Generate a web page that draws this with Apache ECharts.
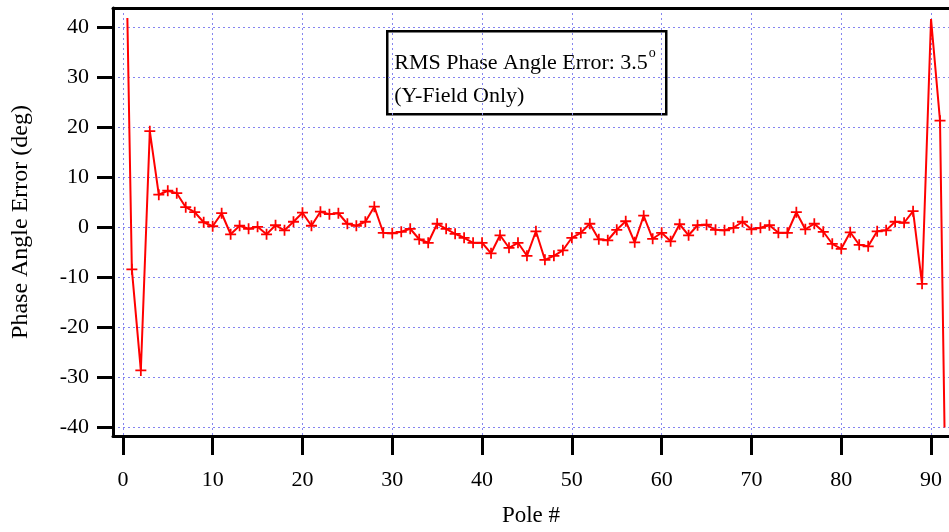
<!DOCTYPE html>
<html>
<head>
<meta charset="utf-8">
<script src="https://cdn.jsdelivr.net/npm/echarts@6/dist/echarts.min.js"></script>
<style>
html,body{margin:0;padding:0;background:#fff;}
#c{width:949px;height:532px;}
</style>
</head>
<body>
<div id="c"></div>
<script>
const poles = [0.5,1,2,3,4,5,6,7,8,9,10,11,12,13,14,15,16,17,18,19,20,21,22,23,24,25,26,27,28,29,30,31,32,33,34,35,36,37,38,39,40,41,42,43,44,45,46,47,48,49,50,51,52,53,54,55,56,57,58,59,60,61,62,63,64,65,66,67,68,69,70,71,72,73,74,75,76,77,78,79,80,81,82,83,84,85,86,87,88,89,90,91,91.5];
const phaseError = [41.8,-8.4,-28.6,19.2,6.5,7.3,6.8,4.0,3.0,1.0,0.2,2.8,-1.4,0.3,-0.3,0.1,-1.4,0.4,-0.6,1.1,2.9,0.3,3.1,2.6,2.8,0.7,0.3,1.1,4.1,-1.1,-1.2,-0.9,-0.3,-2.4,-3.1,0.7,-0.3,-1.3,-2.1,-3.1,-3.1,-5.2,-1.6,-4.1,-3.1,-5.7,-0.8,-6.5,-5.7,-4.6,-2.1,-1.1,0.7,-2.4,-2.6,-0.5,1.2,-3.0,2.3,-2.3,-1.1,-2.8,0.6,-1.6,0.4,0.5,-0.5,-0.6,-0.1,1.1,-0.4,-0.1,0.4,-1.1,-1.1,3.0,-0.4,0.7,-0.9,-3.3,-4.3,-1.0,-3.5,-3.8,-0.8,-0.6,1.1,0.9,3.2,-11.3,41.6,21.3,-40];
const noMarkerPoles = [0.5, 90, 91.5];
const xTicks = [0,10,20,30,40,50,60,70,80,90];
const yTicks = [-40,-30,-20,-10,0,10,20,30,40];
const xTitle = 'Pole #';
const yTitle = 'Phase Angle Error (deg)';
const boxLine1 = 'RMS Phase Angle Error: 3.5';
const boxSup = 'o';
const boxLine2 = '(Y-Field Only)';

const FONT = '"Liberation Serif","Times New Roman",serif';
const plus = 'path://M0,4.2L10,4.2L10,5.8L0,5.8Z M4.2,0L5.8,0L5.8,10L4.2,10Z';

const seriesData = poles.map((p, i) => {
  const item = { value: [p, phaseError[i]] };
  if (noMarkerPoles.indexOf(p) >= 0) item.symbol = 'none';
  return item;
});

const gridLine = { show: true, lineStyle: { color: '#8585f0', width: 1, type: [2, 3] } };

const chart = echarts.init(document.getElementById('c'), null, { renderer: 'canvas' });
chart.setOption({
  backgroundColor: '#ffffff',
  animation: false,
  grid: { left: 113, right: 0, top: 8, bottom: 95, containLabel: false },
  xAxis: [{
    type: 'value', min: -1.1, max: 92, position: 'bottom',
    name: xTitle, nameLocation: 'middle', nameGap: 68,
    nameTextStyle: { fontFamily: FONT, fontSize: 23, color: '#000' },
    axisLine: { show: true, onZero: false, lineStyle: { color: '#000', width: 3 } },
    axisTick: { show: true, inside: false, length: 19, customValues: xTicks, lineStyle: { color: '#000', width: 3 } },
    axisLabel: { show: true, customValues: xTicks, margin: 33, fontFamily: FONT, fontSize: 22, color: '#000' },
    splitLine: gridLine
  }, {
    type: 'value', min: -1.1, max: 92, position: 'top',
    axisLine: { show: true, onZero: false, lineStyle: { color: '#000', width: 3 } },
    axisTick: { show: false }, axisLabel: { show: false }, splitLine: { show: false }
  }],
  yAxis: [{
    type: 'value', min: -41.7, max: 43.8, position: 'left',
    name: yTitle, nameLocation: 'middle', nameGap: 80, nameRotate: 90,
    nameTextStyle: { fontFamily: FONT, fontSize: 24, color: '#000' },
    axisLine: { show: true, onZero: false, lineStyle: { color: '#000', width: 3 } },
    axisTick: { show: true, inside: false, length: 16, customValues: yTicks, lineStyle: { color: '#000', width: 3 } },
    axisLabel: { show: true, customValues: yTicks, margin: 24, fontFamily: FONT, fontSize: 22, color: '#000' },
    splitLine: gridLine
  }],
  series: [{
    type: 'line',
    xAxisIndex: 0, yAxisIndex: 0,
    data: seriesData,
    symbol: plus,
    symbolSize: 11,
    showAllSymbol: true,
    lineStyle: { color: '#ff0000', width: 2 },
    itemStyle: { color: '#ff0000' },
    z: 5
  }],
  graphic: [{
    type: 'group', left: 386, top: 30, z: 100,
    children: [{
      type: 'rect', shape: { x: 0, y: 0, width: 279, height: 83 },
      style: { fill: '#fff', stroke: '#000', lineWidth: 2.5 }
    }, {
      type: 'text', x: 7, y: 15,
      style: {
        text: '{a|' + boxLine1 + '}{s|' + boxSup + '}\n{a|' + boxLine2 + '}',
        rich: {
          a: { fontFamily: FONT, fontSize: 22, lineHeight: 33, fill: '#000' },
          s: { fontFamily: FONT, fontSize: 14, lineHeight: 33, verticalAlign: 'top', padding: [0, 0, 14, 1], fill: '#000' }
        },
        fill: '#000'
      }
    }]
  }]
});
</script>
</body>
</html>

**********

* [Given exercise] From start to finish, output the listing exactly, but omit its pictures.

* [Completed exercise]
Generate a web page that draws this with Apache ECharts.
<!DOCTYPE html>
<html>
<head>
<meta charset="utf-8">
<script src="https://cdn.jsdelivr.net/npm/echarts@6/dist/echarts.min.js"></script>
<style>
html,body{margin:0;padding:0;background:#fff;}
#c{width:949px;height:532px;}
</style>
</head>
<body>
<div id="c"></div>
<script>
const poles = [0.5,1,2,3,4,5,6,7,8,9,10,11,12,13,14,15,16,17,18,19,20,21,22,23,24,25,26,27,28,29,30,31,32,33,34,35,36,37,38,39,40,41,42,43,44,45,46,47,48,49,50,51,52,53,54,55,56,57,58,59,60,61,62,63,64,65,66,67,68,69,70,71,72,73,74,75,76,77,78,79,80,81,82,83,84,85,86,87,88,89,90,91,91.5];
const phaseError = [41.8,-8.4,-28.6,19.2,6.5,7.3,6.8,4.0,3.0,1.0,0.2,2.8,-1.4,0.3,-0.3,0.1,-1.4,0.4,-0.6,1.1,2.9,0.3,3.1,2.6,2.8,0.7,0.3,1.1,4.1,-1.1,-1.2,-0.9,-0.3,-2.4,-3.1,0.7,-0.3,-1.3,-2.1,-3.1,-3.1,-5.2,-1.6,-4.1,-3.1,-5.7,-0.8,-6.5,-5.7,-4.6,-2.1,-1.1,0.7,-2.4,-2.6,-0.5,1.2,-3.0,2.3,-2.3,-1.1,-2.8,0.6,-1.6,0.4,0.5,-0.5,-0.6,-0.1,1.1,-0.4,-0.1,0.4,-1.1,-1.1,3.0,-0.4,0.7,-0.9,-3.3,-4.3,-1.0,-3.5,-3.8,-0.8,-0.6,1.1,0.9,3.2,-11.3,41.6,21.3,-40];
const noMarkerPoles = [0.5, 90, 91.5];
const xTicks = [0,10,20,30,40,50,60,70,80,90];
const yTicks = [-40,-30,-20,-10,0,10,20,30,40];
const xTitle = 'Pole #';
const yTitle = 'Phase Angle Error (deg)';
const boxLine1 = 'RMS Phase Angle Error: 3.5';
const boxSup = 'o';
const boxLine2 = '(Y-Field Only)';

const FONT = '"Liberation Serif","Times New Roman",serif';
const plus = 'path://M0,4.2L10,4.2L10,5.8L0,5.8Z M4.2,0L5.8,0L5.8,10L4.2,10Z';

const seriesData = poles.map((p, i) => {
  const item = { value: [p, phaseError[i]] };
  if (noMarkerPoles.indexOf(p) >= 0) item.symbol = 'none';
  return item;
});

const gridLine = { show: true, lineStyle: { color: '#8585f0', width: 1, type: [2, 3] } };

const chart = echarts.init(document.getElementById('c'), null, { renderer: 'canvas' });
chart.setOption({
  backgroundColor: '#ffffff',
  animation: false,
  grid: { left: 113, right: 0, top: 8, bottom: 95, containLabel: false },
  xAxis: [{
    type: 'value', min: -1.1, max: 92, position: 'bottom',
    name: xTitle, nameLocation: 'middle', nameGap: 68,
    nameTextStyle: { fontFamily: FONT, fontSize: 23, color: '#000' },
    axisLine: { show: true, onZero: false, lineStyle: { color: '#000', width: 3 } },
    axisTick: { show: true, inside: false, length: 19, customValues: xTicks, lineStyle: { color: '#000', width: 3 } },
    axisLabel: { show: true, customValues: xTicks, margin: 33, fontFamily: FONT, fontSize: 22, color: '#000' },
    splitLine: gridLine
  }, {
    type: 'value', min: -1.1, max: 92, position: 'top',
    axisLine: { show: true, onZero: false, lineStyle: { color: '#000', width: 3 } },
    axisTick: { show: false }, axisLabel: { show: false }, splitLine: { show: false }
  }],
  yAxis: [{
    type: 'value', min: -41.7, max: 43.8, position: 'left',
    name: yTitle, nameLocation: 'middle', nameGap: 80, nameRotate: 90,
    nameTextStyle: { fontFamily: FONT, fontSize: 24, color: '#000' },
    axisLine: { show: true, onZero: false, lineStyle: { color: '#000', width: 3 } },
    axisTick: { show: true, inside: false, length: 16, customValues: yTicks, lineStyle: { color: '#000', width: 3 } },
    axisLabel: { show: true, customValues: yTicks, margin: 24, fontFamily: FONT, fontSize: 22, color: '#000' },
    splitLine: gridLine
  }],
  series: [{
    type: 'line',
    xAxisIndex: 0, yAxisIndex: 0,
    data: seriesData,
    symbol: plus,
    symbolSize: 11,
    showAllSymbol: true,
    lineStyle: { color: '#ff0000', width: 2 },
    itemStyle: { color: '#ff0000' },
    z: 5
  }],
  graphic: [{
    type: 'group', left: 386, top: 30, z: 100,
    children: [{
      type: 'rect', shape: { x: 0, y: 0, width: 279, height: 83 },
      style: { fill: '#fff', stroke: '#000', lineWidth: 2.5 }
    }, {
      type: 'text', x: 7, y: 15,
      style: {
        text: '{a|' + boxLine1 + '}{s|' + boxSup + '}\n{a|' + boxLine2 + '}',
        rich: {
          a: { fontFamily: FONT, fontSize: 22, lineHeight: 33, fill: '#000' },
          s: { fontFamily: FONT, fontSize: 14, lineHeight: 33, verticalAlign: 'top', padding: [0, 0, 14, 1], fill: '#000' }
        },
        fill: '#000'
      }
    }]
  }]
});
</script>
</body>
</html>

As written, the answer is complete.